Putin warns EU leaders on Ukraine gas debt, European supplies: Kremlin
MOSCOW - Agence France-Presse
Russian President Vladimir Putin gestures while speaking during a meeting with the People's Front activists in the Novo-Ogaryovo residence outside Moscow on Thursday, April 10, 2014. AP PhotoPresident Vladimir Putin on Thursday sent a letter to EU leaders, expressing his "extreme concern" over Ukraine's debt for Russian gas and warning them that supplies to Europe may be affected, his spokesman said.
"Indeed, such a letter signed by Putin was today delivered to heads of state of Eastern and Western Europe through diplomatic channels," Putin's spokesman Dmitry Peskov told the state RIA Novosti news agency.
"Putin expresses extreme concern over the critical situation around Ukraine's debt and supplies of Russian gas related to it," Peskov said.

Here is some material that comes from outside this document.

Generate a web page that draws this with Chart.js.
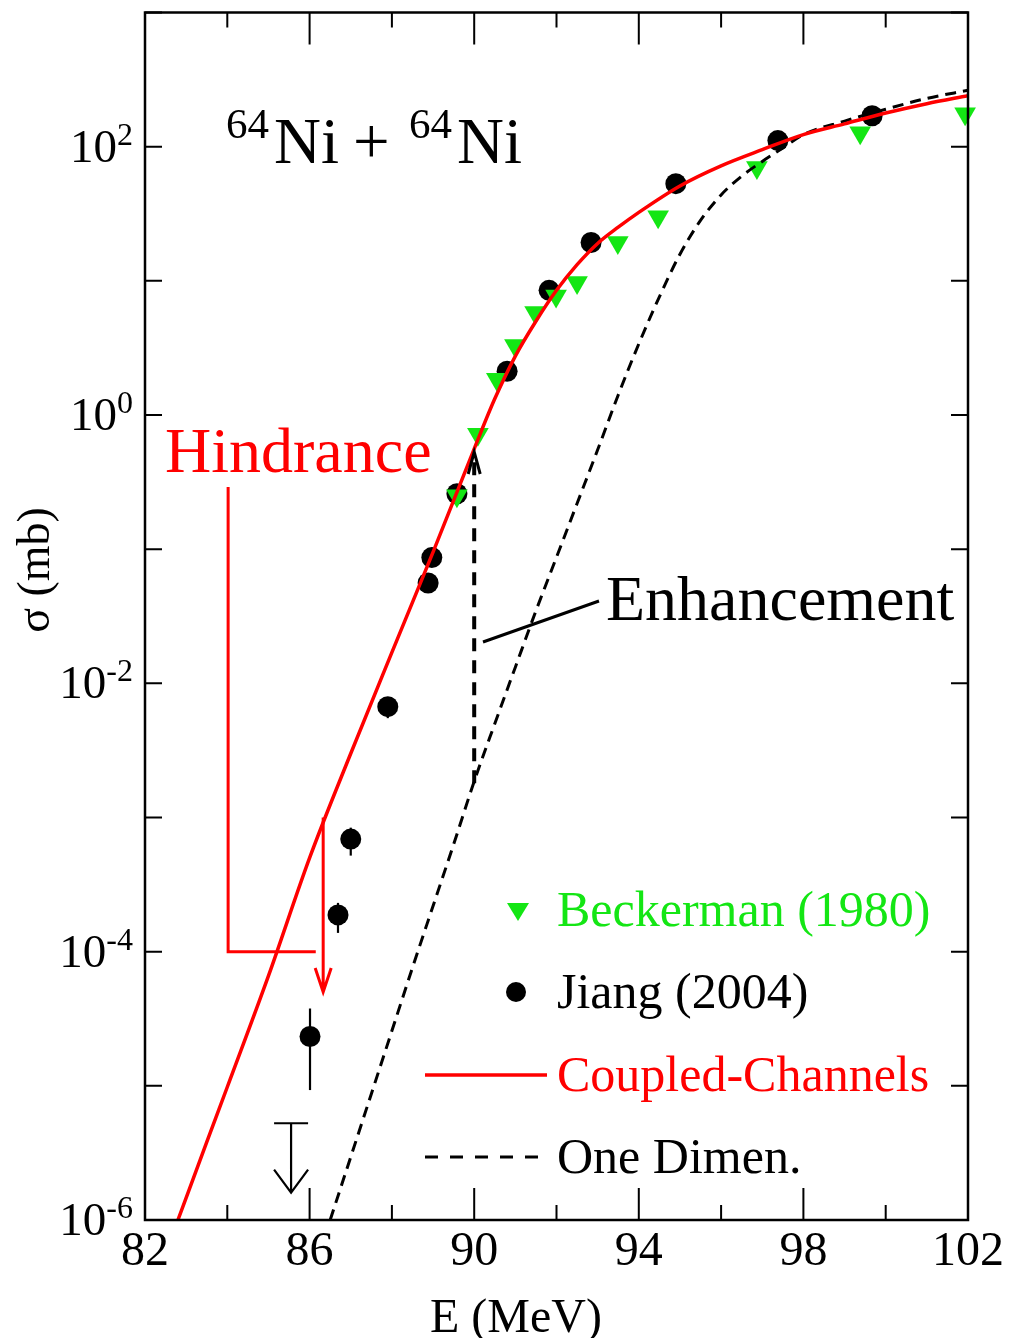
<!DOCTYPE html>
<html>
<head>
<meta charset="utf-8">
<script src="https://cdn.jsdelivr.net/npm/chart.js@4.4.0/dist/chart.umd.min.js"></script>
<style>
  html, body { margin: 0; padding: 0; background: #fff; }
  #wrap { width: 1009px; height: 1338px; position: relative; }
</style>
</head>
<body>
<div id="wrap"><canvas id="fusionChart"></canvas></div>
<script>
var serif = "'Liberation Serif', 'Times New Roman', Times, serif";
var green = '#14e614';

// coupled-channels calculation (E in MeV, sigma in mb)
var ccEnergy = [82.8, 83.5, 84.0, 85.0, 86.0, 87.0, 88.0, 89.0, 90.0, 90.5, 91.0, 91.5, 92.0, 92.5,
                93.0, 93.5, 94.0, 95.0, 96.0, 97.0, 98.0, 99.0, 100.0, 101.0, 102.0];
var ccSigma = [1.0e-6, 3.8e-6, 9.8e-6, 6.6e-5, 5.0e-4, 3.0e-3, 1.7e-2, 9.5e-2, 0.56, 1.32, 2.75, 5.0, 8.5, 13.2,
               19.0, 25.1, 32.4, 51, 72, 95, 123, 148, 178, 209, 240];

// one dimensional barrier penetration
var oneDEnergy = [86.5, 87.0, 87.5, 88.0, 88.5, 89.0, 89.5, 90.0, 90.5, 91.0, 91.5, 92.0, 92.5, 93.0,
                  93.5, 94.0, 94.5, 95.0, 95.5, 96.0, 96.5, 97.0, 97.5, 98.0, 99.0, 100.0, 101.0, 102.0];
var oneDSigma = [1.0e-6, 2.95e-6, 8.7e-6, 2.57e-5, 7.6e-5, 2.19e-4, 6.3e-4, 1.86e-3, 5.0e-3, 1.32e-2, 3.47e-2,
                 8.7e-2, 0.219, 0.55, 1.41, 3.39, 7.6, 15.8, 28.2, 43.7, 60.3, 77.6, 97.7, 123, 155, 190, 229, 263];

// Beckerman (1980)
var beckEnergy = [89.58, 90.09, 90.55, 90.99, 91.48, 91.99, 92.50, 93.49, 94.47, 96.87, 99.38, 101.93];
var beckSigma = [0.25, 0.72, 1.85, 3.3, 5.8, 7.7, 9.7, 19.3, 30, 70, 127, 176];

// Jiang (2004)
var jiangEnergy = [86.01, 86.69, 87.0, 87.9, 88.88, 88.97, 89.58, 90.80, 91.82, 92.84, 94.90, 97.38, 99.67];
var jiangSigma = [2.33e-5, 1.88e-4, 6.9e-4, 6.7e-3, 0.056, 0.0865, 0.259, 2.12, 8.5, 19.3, 53, 111, 170];
var jiangErrLo = [9.3e-6, 1.38e-4, 5.2e-4, 5.5e-3, null, null, null, null, null, null, null, null, null];
var jiangErrHi = [3.77e-5, 2.31e-4, 8.4e-4, 7.0e-3, null, null, null, null, null, null, null, null, null];

// upper limit
var limitEnergy = [85.55];
var limitSigma = [5.26e-6];
var limitTip = [1.6e-6];

// axis ticks
var xTicks = [82, 84, 86, 88, 90, 92, 94, 96, 98, 100, 102];
var xTickLabels = ['82', '', '86', '', '90', '', '94', '', '98', '', '102'];
var yDecades = [-6, -5, -4, -3, -2, -1, 0, 1, 2, 3];
var yLabelExp = [-6, -4, -2, 0, 2];

function pts(xs, ys) {
    return xs.map(function (x, i) { return { x: x, y: ys[i] }; });
}

// frame, ticks, labels and annotations
var decorPlugin = {
    id: 'decor',
    beforeDatasetsDraw: function (chart) {
        var c = chart.ctx, xs = chart.scales.x, ys = chart.scales.y;
        c.save();
        c.strokeStyle = '#000';
        c.lineWidth = 2.2;
        // error bars
        jiangEnergy.forEach(function (e, i) {
            if (jiangErrLo[i] == null) return;
            var px = xs.getPixelForValue(e);
            c.beginPath();
            c.moveTo(px, ys.getPixelForValue(jiangErrLo[i]));
            c.lineTo(px, ys.getPixelForValue(jiangErrHi[i]));
            c.stroke();
        });
        // upper limit
        limitEnergy.forEach(function (e, i) {
            var px = xs.getPixelForValue(e);
            var py = ys.getPixelForValue(limitSigma[i]);
            var tip = ys.getPixelForValue(limitTip[i]);
            c.beginPath();
            c.moveTo(px - 17, py); c.lineTo(px + 17, py);
            c.moveTo(px, py); c.lineTo(px, tip);
            c.moveTo(px - 17, tip - 23); c.lineTo(px, tip); c.lineTo(px + 17, tip - 23);
            c.stroke();
        });
        c.restore();
    },
    afterDraw: function (chart) {
        var c = chart.ctx, a = chart.chartArea, xs = chart.scales.x, ys = chart.scales.y;
        c.save();
        c.strokeStyle = '#000';
        c.fillStyle = '#000';

        // ticks
        c.lineWidth = 2;
        c.beginPath();
        xTicks.forEach(function (v, i) {
            var px = xs.getPixelForValue(v);
            var len = xTickLabels[i] ? 32 : 15;
            c.moveTo(px, a.bottom); c.lineTo(px, a.bottom - len);
            c.moveTo(px, a.top); c.lineTo(px, a.top + len);
        });
        yDecades.forEach(function (k) {
            var py = ys.getPixelForValue(Math.pow(10, k));
            c.moveTo(a.left, py); c.lineTo(a.left + 17, py);
            c.moveTo(a.right, py); c.lineTo(a.right - 17, py);
        });
        c.stroke();

        // frame
        c.lineWidth = 2.5;
        c.strokeRect(a.left, a.top, a.right - a.left, a.bottom - a.top);

        // x tick labels
        c.font = '48px ' + serif;
        c.textAlign = 'center';
        c.textBaseline = 'alphabetic';
        xTicks.forEach(function (v, i) {
            if (!xTickLabels[i]) return;
            c.fillText(xTickLabels[i], xs.getPixelForValue(v), a.bottom + 45);
        });

        // y tick labels 10^k
        c.textAlign = 'left';
        yLabelExp.forEach(function (k) {
            var py = ys.getPixelForValue(Math.pow(10, k));
            var exp = k < 0 ? '-' + (-k) : String(k);
            c.font = '32px ' + serif;
            var we = c.measureText(exp).width;
            c.font = '47px ' + serif;
            var wb = c.measureText('10').width;
            var right = a.left - 12;
            c.fillText('10', right - we - wb, py + 15);
            c.font = '32px ' + serif;
            c.fillText(exp, right - we, py - 2);
        });

        // axis titles
        c.font = '48px ' + serif;
        c.textAlign = 'center';
        c.fillText('E (MeV)', 516, 1332);
        c.save();
        c.translate(49, 570);
        c.rotate(-Math.PI / 2);
        c.font = '46px ' + serif;
        c.fillText('\u03c3 (mb)', 0, 0);
        c.restore();

        // reaction label
        c.textAlign = 'left';
        c.font = '43px ' + serif;
        c.fillText('64', 226, 138);
        c.fillText('64', 409, 138);
        c.font = '65px ' + serif;
        c.fillText('Ni', 274, 163);
        c.fillText('+', 353, 163);
        c.fillText('Ni', 457, 163);

        // Hindrance
        c.fillStyle = '#ff0000';
        c.strokeStyle = '#ff0000';
        c.font = '64px ' + serif;
        c.fillText('Hindrance', 165, 472);
        c.lineWidth = 3;
        c.beginPath();
        c.moveTo(xs.getPixelForValue(84.02), 487);
        c.lineTo(xs.getPixelForValue(84.02), ys.getPixelForValue(1e-4));
        c.lineTo(xs.getPixelForValue(86.15), ys.getPixelForValue(1e-4));
        var hx = xs.getPixelForValue(86.33);
        var hTop = ys.getPixelForValue(1e-3);
        var hTip = ys.getPixelForValue(5e-5);
        c.moveTo(hx, hTop); c.lineTo(hx, hTip);
        c.moveTo(hx - 8, hTip - 24); c.lineTo(hx, hTip); c.lineTo(hx + 8, hTip - 24);
        c.stroke();

        // Enhancement
        c.fillStyle = '#000';
        c.strokeStyle = '#000';
        var ex = xs.getPixelForValue(90.0);
        var eBot = ys.getPixelForValue(1.8e-3);
        var eTip = ys.getPixelForValue(0.53);
        c.lineWidth = 4;
        c.setLineDash([13, 9]);
        c.beginPath();
        c.moveTo(ex, eBot); c.lineTo(ex, eTip + 4);
        c.stroke();
        c.setLineDash([]);
        c.lineWidth = 3;
        c.beginPath();
        c.moveTo(ex - 6, eTip + 22); c.lineTo(ex, eTip); c.lineTo(ex + 6, eTip + 22);
        c.moveTo(483, 642); c.lineTo(599, 601);
        c.stroke();
        c.font = '64px ' + serif;
        c.fillText('Enhancement', 606, 620);

        // legend
        c.font = '50px ' + serif;
        c.fillStyle = green;
        c.beginPath();
        c.moveTo(507, 903); c.lineTo(529, 903); c.lineTo(518, 921); c.closePath();
        c.fill();
        c.fillText('Beckerman (1980)', 557, 926);
        c.fillStyle = '#000';
        c.beginPath();
        c.arc(516, 992, 10, 0, Math.PI * 2);
        c.fill();
        c.fillText('Jiang (2004)', 557, 1008);
        c.strokeStyle = '#ff0000';
        c.lineWidth = 3.5;
        c.beginPath();
        c.moveTo(425, 1075); c.lineTo(547, 1075);
        c.stroke();
        c.fillStyle = '#ff0000';
        c.fillText('Coupled-Channels', 557, 1091);
        c.strokeStyle = '#000';
        c.lineWidth = 3;
        c.setLineDash([13, 12]);
        c.beginPath();
        c.moveTo(425, 1157); c.lineTo(545, 1157);
        c.stroke();
        c.setLineDash([]);
        c.fillStyle = '#000';
        c.fillText('One Dimen.', 557, 1173);

        c.restore();
    }
};

var ctx = document.getElementById('fusionChart').getContext('2d');
new Chart(ctx, {
    type: 'line',
    data: {
        datasets: [{
            label: 'Coupled-Channels',
            data: pts(ccEnergy, ccSigma),
            borderColor: '#ff0000',
            borderWidth: 3.5,
            pointRadius: 0,
            cubicInterpolationMode: 'monotone',
            fill: false
        }, {
            label: 'One Dimen.',
            data: pts(oneDEnergy, oneDSigma),
            borderColor: '#000',
            borderWidth: 3,
            borderDash: [11, 7],
            pointRadius: 0,
            cubicInterpolationMode: 'monotone',
            fill: false
        }, {
            label: 'Beckerman (1980)',
            data: pts(beckEnergy, beckSigma),
            showLine: false,
            pointStyle: 'triangle',
            rotation: 180,
            pointRadius: 12.5,
            pointBackgroundColor: green,
            pointBorderWidth: 0,
            clip: false
        }, {
            label: 'Jiang (2004)',
            data: pts(jiangEnergy, jiangSigma),
            showLine: false,
            pointStyle: 'circle',
            pointRadius: 10.5,
            pointBackgroundColor: '#000',
            pointBorderWidth: 0,
            clip: false
        }]
    },
    options: {
        responsive: true,
        maintainAspectRatio: false,
        animation: false,
        layout: { padding: { left: 145, right: 41, top: 10, bottom: 118 } },
        scales: {
            x: { type: 'linear', min: 82, max: 102, display: false },
            y: { type: 'logarithmic', min: 1e-6, max: 1e3, display: false }
        },
        plugins: {
            legend: { display: false },
            tooltip: { enabled: false }
        }
    },
    plugins: [decorPlugin]
});
</script>
</body>
</html>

The letter, sent after a government meeting on Wednesday, contains a number of proposals on how to settle the situation, Peskov said.
"The proposals are aimed at taking urgent measures, since (a solution to) the situation cannot be delayed," he said, declining to be more specific.
The Interfax news agency, citing Peskov, said Putin had proposed "dialogue mechanisms to urgently discuss the situation."
"The complicated situation indeed may negatively affect the transit of Russian gas via Ukraine," Peskov was quoted as saying.
Putin on Wednesday warned that Russia may begin requiring advance payment for natural gas from Ukraine, which has accrued $2.2 billion in unpaid energy bills, according to Russian natural gas giant Gazprom.
He added that it was "strange" that EU countries, while supporting the new authorities in Kiev "are doing nothing to support Ukraine."
"This situation cannot last indefinitely," he has said.
Earlier this month, Gazprom announced it was raising the price of gas exports to Ukraine by more than a third, scrapping a previous discount amid soaring political tensions between the two ex-Soviet countries.
Ukraine now has to pay $485 dollars for 1,000 cubic metres of gas, the highest price of any of Gazprom's clients in Europe.
End-of-the-year haggling over energy prices has become a familiar problem in ties between Russia and Ukraine, with Moscow cutting natural gas to Ukraine and disrupting transit supplies to Europe in the past.
Ukraine maintains that Russia is punishing Ukraine for its Western ambitions and has threatened to take Moscow to court.